-- start Dataset section --

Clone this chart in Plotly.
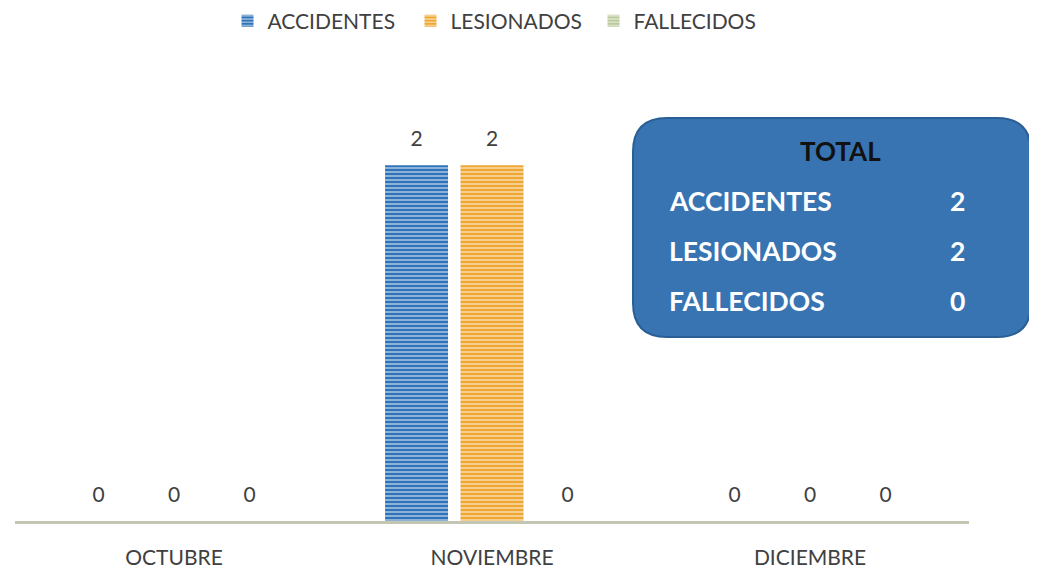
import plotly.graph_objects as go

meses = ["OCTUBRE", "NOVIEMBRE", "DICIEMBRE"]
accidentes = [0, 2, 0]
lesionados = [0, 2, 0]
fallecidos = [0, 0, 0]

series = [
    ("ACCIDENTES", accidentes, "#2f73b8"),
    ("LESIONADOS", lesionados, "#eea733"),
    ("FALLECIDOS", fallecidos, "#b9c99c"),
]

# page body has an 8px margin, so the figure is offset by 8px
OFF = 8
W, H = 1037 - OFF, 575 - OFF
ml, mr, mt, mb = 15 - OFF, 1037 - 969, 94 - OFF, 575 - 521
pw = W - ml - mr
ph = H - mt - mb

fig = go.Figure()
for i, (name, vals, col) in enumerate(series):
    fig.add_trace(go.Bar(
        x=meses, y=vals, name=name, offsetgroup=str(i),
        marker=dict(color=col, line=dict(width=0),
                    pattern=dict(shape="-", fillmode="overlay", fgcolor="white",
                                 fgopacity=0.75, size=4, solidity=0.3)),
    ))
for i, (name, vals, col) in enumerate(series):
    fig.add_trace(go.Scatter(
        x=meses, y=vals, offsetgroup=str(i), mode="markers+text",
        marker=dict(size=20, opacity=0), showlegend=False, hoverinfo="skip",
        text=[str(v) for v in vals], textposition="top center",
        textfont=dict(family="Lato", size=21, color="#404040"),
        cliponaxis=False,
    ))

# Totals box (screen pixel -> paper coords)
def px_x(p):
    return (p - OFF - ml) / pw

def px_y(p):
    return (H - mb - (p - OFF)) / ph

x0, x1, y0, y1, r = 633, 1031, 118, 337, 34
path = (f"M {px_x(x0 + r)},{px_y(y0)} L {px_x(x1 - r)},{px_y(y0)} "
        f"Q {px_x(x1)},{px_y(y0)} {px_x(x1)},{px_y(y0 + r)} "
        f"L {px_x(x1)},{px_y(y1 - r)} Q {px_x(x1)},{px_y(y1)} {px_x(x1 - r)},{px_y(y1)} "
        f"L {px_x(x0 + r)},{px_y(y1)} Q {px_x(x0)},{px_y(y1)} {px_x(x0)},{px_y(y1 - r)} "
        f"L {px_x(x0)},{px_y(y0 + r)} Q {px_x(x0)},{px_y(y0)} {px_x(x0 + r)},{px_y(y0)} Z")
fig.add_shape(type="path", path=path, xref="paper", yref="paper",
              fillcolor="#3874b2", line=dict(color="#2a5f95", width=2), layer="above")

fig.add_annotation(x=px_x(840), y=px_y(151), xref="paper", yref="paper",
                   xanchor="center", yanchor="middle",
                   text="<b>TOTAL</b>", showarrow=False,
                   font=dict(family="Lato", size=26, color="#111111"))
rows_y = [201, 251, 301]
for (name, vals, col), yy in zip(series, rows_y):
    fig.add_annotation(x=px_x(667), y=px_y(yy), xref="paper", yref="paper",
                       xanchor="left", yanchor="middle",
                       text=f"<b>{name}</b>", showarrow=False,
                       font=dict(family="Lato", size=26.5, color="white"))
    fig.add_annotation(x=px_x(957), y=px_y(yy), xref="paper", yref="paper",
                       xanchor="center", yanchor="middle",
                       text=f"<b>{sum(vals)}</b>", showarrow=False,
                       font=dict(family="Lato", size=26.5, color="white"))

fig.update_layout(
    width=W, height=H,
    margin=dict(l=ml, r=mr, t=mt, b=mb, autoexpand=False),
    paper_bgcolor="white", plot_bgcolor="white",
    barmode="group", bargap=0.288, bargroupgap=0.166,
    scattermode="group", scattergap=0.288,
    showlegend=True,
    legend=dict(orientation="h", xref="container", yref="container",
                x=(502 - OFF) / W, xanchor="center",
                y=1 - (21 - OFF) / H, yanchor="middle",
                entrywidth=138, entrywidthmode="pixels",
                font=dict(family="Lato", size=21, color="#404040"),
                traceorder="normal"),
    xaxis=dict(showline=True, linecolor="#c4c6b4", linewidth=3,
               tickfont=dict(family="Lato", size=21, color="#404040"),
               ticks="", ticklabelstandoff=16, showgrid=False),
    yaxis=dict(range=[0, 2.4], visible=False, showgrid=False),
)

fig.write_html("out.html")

-- end Dataset section --

Return each line from the material above exactly, but not the pictures.

Clone this chart in Plotly.
import plotly.graph_objects as go

meses = ["OCTUBRE", "NOVIEMBRE", "DICIEMBRE"]
accidentes = [0, 2, 0]
lesionados = [0, 2, 0]
fallecidos = [0, 0, 0]

series = [
    ("ACCIDENTES", accidentes, "#2f73b8"),
    ("LESIONADOS", lesionados, "#eea733"),
    ("FALLECIDOS", fallecidos, "#b9c99c"),
]

# page body has an 8px margin, so the figure is offset by 8px
OFF = 8
W, H = 1037 - OFF, 575 - OFF
ml, mr, mt, mb = 15 - OFF, 1037 - 969, 94 - OFF, 575 - 521
pw = W - ml - mr
ph = H - mt - mb

fig = go.Figure()
for i, (name, vals, col) in enumerate(series):
    fig.add_trace(go.Bar(
        x=meses, y=vals, name=name, offsetgroup=str(i),
        marker=dict(color=col, line=dict(width=0),
                    pattern=dict(shape="-", fillmode="overlay", fgcolor="white",
                                 fgopacity=0.75, size=4, solidity=0.3)),
    ))
for i, (name, vals, col) in enumerate(series):
    fig.add_trace(go.Scatter(
        x=meses, y=vals, offsetgroup=str(i), mode="markers+text",
        marker=dict(size=20, opacity=0), showlegend=False, hoverinfo="skip",
        text=[str(v) for v in vals], textposition="top center",
        textfont=dict(family="Lato", size=21, color="#404040"),
        cliponaxis=False,
    ))

# Totals box (screen pixel -> paper coords)
def px_x(p):
    return (p - OFF - ml) / pw

def px_y(p):
    return (H - mb - (p - OFF)) / ph

x0, x1, y0, y1, r = 633, 1031, 118, 337, 34
path = (f"M {px_x(x0 + r)},{px_y(y0)} L {px_x(x1 - r)},{px_y(y0)} "
        f"Q {px_x(x1)},{px_y(y0)} {px_x(x1)},{px_y(y0 + r)} "
        f"L {px_x(x1)},{px_y(y1 - r)} Q {px_x(x1)},{px_y(y1)} {px_x(x1 - r)},{px_y(y1)} "
        f"L {px_x(x0 + r)},{px_y(y1)} Q {px_x(x0)},{px_y(y1)} {px_x(x0)},{px_y(y1 - r)} "
        f"L {px_x(x0)},{px_y(y0 + r)} Q {px_x(x0)},{px_y(y0)} {px_x(x0 + r)},{px_y(y0)} Z")
fig.add_shape(type="path", path=path, xref="paper", yref="paper",
              fillcolor="#3874b2", line=dict(color="#2a5f95", width=2), layer="above")

fig.add_annotation(x=px_x(840), y=px_y(151), xref="paper", yref="paper",
                   xanchor="center", yanchor="middle",
                   text="<b>TOTAL</b>", showarrow=False,
                   font=dict(family="Lato", size=26, color="#111111"))
rows_y = [201, 251, 301]
for (name, vals, col), yy in zip(series, rows_y):
    fig.add_annotation(x=px_x(667), y=px_y(yy), xref="paper", yref="paper",
                       xanchor="left", yanchor="middle",
                       text=f"<b>{name}</b>", showarrow=False,
                       font=dict(family="Lato", size=26.5, color="white"))
    fig.add_annotation(x=px_x(957), y=px_y(yy), xref="paper", yref="paper",
                       xanchor="center", yanchor="middle",
                       text=f"<b>{sum(vals)}</b>", showarrow=False,
                       font=dict(family="Lato", size=26.5, color="white"))

fig.update_layout(
    width=W, height=H,
    margin=dict(l=ml, r=mr, t=mt, b=mb, autoexpand=False),
    paper_bgcolor="white", plot_bgcolor="white",
    barmode="group", bargap=0.288, bargroupgap=0.166,
    scattermode="group", scattergap=0.288,
    showlegend=True,
    legend=dict(orientation="h", xref="container", yref="container",
                x=(502 - OFF) / W, xanchor="center",
                y=1 - (21 - OFF) / H, yanchor="middle",
                entrywidth=138, entrywidthmode="pixels",
                font=dict(family="Lato", size=21, color="#404040"),
                traceorder="normal"),
    xaxis=dict(showline=True, linecolor="#c4c6b4", linewidth=3,
               tickfont=dict(family="Lato", size=21, color="#404040"),
               ticks="", ticklabelstandoff=16, showgrid=False),
    yaxis=dict(range=[0, 2.4], visible=False, showgrid=False),
)

fig.write_html("out.html")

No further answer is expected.